*** Dataset extract

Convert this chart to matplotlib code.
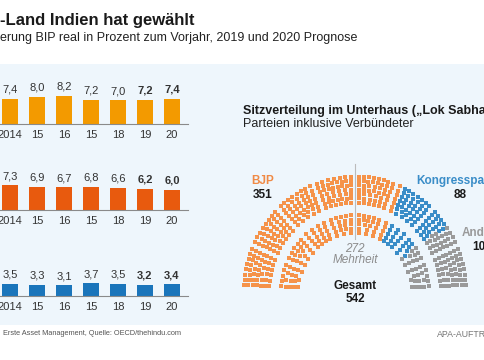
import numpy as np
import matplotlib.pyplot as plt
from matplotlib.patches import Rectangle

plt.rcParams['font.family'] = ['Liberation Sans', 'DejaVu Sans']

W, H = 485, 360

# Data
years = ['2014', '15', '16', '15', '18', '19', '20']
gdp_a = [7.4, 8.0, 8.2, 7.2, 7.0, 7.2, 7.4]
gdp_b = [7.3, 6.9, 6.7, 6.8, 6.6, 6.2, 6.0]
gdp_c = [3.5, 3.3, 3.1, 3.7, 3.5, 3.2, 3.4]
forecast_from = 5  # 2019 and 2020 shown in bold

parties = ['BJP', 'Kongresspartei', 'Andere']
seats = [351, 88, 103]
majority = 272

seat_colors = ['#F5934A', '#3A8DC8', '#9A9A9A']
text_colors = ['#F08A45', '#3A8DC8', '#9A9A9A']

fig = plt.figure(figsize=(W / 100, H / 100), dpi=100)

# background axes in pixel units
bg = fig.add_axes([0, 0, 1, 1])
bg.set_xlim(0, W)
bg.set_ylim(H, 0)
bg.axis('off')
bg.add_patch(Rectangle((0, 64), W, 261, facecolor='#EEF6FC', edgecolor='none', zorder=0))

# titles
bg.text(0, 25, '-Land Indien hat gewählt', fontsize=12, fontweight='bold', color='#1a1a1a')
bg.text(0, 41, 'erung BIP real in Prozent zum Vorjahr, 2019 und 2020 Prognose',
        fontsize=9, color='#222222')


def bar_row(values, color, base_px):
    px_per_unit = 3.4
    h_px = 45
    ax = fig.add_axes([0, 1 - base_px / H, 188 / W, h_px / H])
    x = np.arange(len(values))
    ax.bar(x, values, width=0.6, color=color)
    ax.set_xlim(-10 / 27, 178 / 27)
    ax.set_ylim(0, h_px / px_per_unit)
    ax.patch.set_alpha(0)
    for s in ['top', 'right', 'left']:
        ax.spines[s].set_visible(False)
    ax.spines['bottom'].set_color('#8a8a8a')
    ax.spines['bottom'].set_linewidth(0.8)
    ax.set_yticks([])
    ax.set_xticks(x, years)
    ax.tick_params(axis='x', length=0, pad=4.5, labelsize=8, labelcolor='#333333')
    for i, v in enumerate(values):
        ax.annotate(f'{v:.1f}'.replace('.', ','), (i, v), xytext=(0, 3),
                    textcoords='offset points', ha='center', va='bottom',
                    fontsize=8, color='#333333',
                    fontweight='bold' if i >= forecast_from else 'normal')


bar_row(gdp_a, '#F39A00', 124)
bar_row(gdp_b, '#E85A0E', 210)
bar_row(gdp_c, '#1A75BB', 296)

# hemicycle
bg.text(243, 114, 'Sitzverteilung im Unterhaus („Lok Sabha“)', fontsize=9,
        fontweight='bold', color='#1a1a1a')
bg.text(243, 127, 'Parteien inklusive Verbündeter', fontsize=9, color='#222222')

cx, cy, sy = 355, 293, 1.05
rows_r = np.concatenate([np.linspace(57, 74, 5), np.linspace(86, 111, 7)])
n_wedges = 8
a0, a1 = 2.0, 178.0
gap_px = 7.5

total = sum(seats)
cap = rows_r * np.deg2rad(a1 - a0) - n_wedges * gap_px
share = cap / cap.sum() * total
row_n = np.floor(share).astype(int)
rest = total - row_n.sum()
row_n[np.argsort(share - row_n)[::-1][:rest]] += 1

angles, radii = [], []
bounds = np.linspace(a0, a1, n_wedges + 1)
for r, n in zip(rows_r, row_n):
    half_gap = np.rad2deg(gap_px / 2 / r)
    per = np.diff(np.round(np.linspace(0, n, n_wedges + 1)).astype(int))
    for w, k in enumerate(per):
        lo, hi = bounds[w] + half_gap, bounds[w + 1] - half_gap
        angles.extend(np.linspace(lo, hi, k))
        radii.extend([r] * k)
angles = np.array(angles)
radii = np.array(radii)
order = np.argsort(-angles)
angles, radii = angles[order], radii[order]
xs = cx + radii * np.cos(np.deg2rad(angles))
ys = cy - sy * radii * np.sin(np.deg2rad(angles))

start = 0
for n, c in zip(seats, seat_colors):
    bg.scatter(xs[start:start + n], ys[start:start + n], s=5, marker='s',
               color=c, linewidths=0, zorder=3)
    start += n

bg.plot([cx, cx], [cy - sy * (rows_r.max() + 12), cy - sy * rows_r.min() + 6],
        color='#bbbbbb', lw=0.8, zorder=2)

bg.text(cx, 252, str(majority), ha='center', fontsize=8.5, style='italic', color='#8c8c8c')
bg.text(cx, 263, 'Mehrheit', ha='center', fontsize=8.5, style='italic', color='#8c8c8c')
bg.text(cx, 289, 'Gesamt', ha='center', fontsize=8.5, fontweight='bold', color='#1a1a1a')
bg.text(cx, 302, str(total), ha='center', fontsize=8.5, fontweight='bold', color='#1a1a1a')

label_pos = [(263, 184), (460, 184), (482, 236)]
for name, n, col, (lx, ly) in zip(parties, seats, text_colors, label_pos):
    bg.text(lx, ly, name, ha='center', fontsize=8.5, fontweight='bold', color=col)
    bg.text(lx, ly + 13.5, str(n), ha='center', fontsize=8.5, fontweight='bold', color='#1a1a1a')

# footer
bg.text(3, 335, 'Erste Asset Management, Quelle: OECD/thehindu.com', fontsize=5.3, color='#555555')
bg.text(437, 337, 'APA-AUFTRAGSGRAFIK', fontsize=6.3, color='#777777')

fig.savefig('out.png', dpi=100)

******
*** Dataset extract

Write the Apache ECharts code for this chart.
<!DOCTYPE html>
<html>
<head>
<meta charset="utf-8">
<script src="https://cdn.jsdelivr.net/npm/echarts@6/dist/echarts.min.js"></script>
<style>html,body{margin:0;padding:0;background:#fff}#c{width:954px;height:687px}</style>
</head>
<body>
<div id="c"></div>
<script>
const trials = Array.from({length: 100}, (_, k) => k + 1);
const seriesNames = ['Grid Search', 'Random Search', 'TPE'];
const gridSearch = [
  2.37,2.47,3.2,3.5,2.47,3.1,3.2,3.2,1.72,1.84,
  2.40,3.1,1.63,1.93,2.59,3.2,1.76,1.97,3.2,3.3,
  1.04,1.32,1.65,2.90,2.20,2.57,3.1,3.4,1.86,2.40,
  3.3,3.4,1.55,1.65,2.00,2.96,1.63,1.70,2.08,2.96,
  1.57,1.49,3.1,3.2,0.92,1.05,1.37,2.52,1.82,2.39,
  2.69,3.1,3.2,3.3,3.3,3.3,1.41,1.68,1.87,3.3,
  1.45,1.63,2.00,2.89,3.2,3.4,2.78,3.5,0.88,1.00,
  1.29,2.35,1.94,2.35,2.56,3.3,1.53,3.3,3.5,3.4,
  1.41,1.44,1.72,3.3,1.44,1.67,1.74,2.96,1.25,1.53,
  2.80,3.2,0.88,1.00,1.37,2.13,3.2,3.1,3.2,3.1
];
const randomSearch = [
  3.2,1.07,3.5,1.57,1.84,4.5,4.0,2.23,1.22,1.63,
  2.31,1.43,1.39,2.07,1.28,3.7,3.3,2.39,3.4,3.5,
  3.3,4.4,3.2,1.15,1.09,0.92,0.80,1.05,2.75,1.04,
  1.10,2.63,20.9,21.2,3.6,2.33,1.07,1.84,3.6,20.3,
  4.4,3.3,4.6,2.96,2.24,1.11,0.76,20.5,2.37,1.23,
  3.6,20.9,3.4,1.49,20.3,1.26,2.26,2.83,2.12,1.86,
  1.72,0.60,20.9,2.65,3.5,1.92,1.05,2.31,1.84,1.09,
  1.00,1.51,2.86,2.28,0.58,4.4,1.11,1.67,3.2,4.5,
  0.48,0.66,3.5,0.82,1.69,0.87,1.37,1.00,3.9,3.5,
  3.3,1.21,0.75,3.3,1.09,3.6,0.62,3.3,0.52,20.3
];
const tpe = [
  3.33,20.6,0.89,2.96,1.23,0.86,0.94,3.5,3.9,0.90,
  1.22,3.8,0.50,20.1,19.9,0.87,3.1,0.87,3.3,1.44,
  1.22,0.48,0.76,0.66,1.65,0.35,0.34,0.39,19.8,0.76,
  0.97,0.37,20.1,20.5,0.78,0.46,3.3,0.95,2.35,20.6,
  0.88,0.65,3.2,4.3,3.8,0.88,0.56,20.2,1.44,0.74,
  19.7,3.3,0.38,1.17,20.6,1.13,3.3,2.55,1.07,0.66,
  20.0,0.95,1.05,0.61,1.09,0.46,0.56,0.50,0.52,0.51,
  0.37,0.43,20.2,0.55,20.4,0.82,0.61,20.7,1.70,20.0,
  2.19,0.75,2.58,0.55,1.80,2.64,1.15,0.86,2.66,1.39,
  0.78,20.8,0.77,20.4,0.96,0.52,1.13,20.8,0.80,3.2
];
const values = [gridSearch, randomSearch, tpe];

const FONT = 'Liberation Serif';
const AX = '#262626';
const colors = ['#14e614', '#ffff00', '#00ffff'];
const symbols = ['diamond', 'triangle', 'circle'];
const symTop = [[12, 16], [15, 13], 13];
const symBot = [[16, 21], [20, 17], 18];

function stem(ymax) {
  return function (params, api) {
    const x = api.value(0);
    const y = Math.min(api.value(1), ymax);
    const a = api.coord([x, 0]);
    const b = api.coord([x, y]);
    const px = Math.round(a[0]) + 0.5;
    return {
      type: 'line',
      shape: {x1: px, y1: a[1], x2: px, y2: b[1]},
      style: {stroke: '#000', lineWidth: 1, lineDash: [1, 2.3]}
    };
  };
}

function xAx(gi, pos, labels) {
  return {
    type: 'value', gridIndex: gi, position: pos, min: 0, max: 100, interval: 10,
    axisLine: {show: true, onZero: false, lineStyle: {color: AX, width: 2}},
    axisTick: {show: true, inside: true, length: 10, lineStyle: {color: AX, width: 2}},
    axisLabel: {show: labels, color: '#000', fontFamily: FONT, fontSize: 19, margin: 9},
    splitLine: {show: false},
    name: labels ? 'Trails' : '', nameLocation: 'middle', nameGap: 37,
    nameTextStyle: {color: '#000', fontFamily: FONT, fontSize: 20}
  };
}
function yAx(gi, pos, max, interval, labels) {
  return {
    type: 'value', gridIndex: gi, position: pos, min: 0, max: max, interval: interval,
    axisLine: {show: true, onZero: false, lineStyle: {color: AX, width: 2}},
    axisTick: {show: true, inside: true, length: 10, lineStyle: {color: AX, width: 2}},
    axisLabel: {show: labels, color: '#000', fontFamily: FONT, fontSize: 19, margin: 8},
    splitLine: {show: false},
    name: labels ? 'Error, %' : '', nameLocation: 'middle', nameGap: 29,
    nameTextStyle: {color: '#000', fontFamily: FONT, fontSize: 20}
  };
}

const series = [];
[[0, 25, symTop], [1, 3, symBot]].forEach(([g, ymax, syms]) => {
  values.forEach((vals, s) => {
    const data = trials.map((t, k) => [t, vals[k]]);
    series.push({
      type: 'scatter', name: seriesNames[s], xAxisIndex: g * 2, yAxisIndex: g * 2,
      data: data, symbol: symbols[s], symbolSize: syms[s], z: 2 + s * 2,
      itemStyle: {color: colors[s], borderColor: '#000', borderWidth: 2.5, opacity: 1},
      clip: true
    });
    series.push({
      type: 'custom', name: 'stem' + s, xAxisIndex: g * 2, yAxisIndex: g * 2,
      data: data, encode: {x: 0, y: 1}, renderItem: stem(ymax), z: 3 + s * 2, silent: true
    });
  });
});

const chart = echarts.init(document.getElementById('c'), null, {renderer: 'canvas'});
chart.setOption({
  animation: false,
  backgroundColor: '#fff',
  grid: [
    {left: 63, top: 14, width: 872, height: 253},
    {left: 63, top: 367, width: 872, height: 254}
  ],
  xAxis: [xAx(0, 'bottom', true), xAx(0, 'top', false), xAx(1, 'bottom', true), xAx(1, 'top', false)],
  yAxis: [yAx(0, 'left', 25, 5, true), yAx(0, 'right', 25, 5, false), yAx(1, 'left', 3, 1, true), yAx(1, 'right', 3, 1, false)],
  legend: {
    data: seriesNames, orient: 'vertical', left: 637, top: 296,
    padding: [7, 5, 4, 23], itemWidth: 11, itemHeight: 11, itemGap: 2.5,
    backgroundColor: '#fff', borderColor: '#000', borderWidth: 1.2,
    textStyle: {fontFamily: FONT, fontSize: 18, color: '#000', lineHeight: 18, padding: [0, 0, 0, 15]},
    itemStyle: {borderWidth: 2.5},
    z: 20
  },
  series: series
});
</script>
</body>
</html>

******

» Task brief: Filter the records, keeping only lines that contain "this", and show those lines.

» Written reply:
Convert this chart to matplotlib code.
Write the Apache ECharts code for this chart.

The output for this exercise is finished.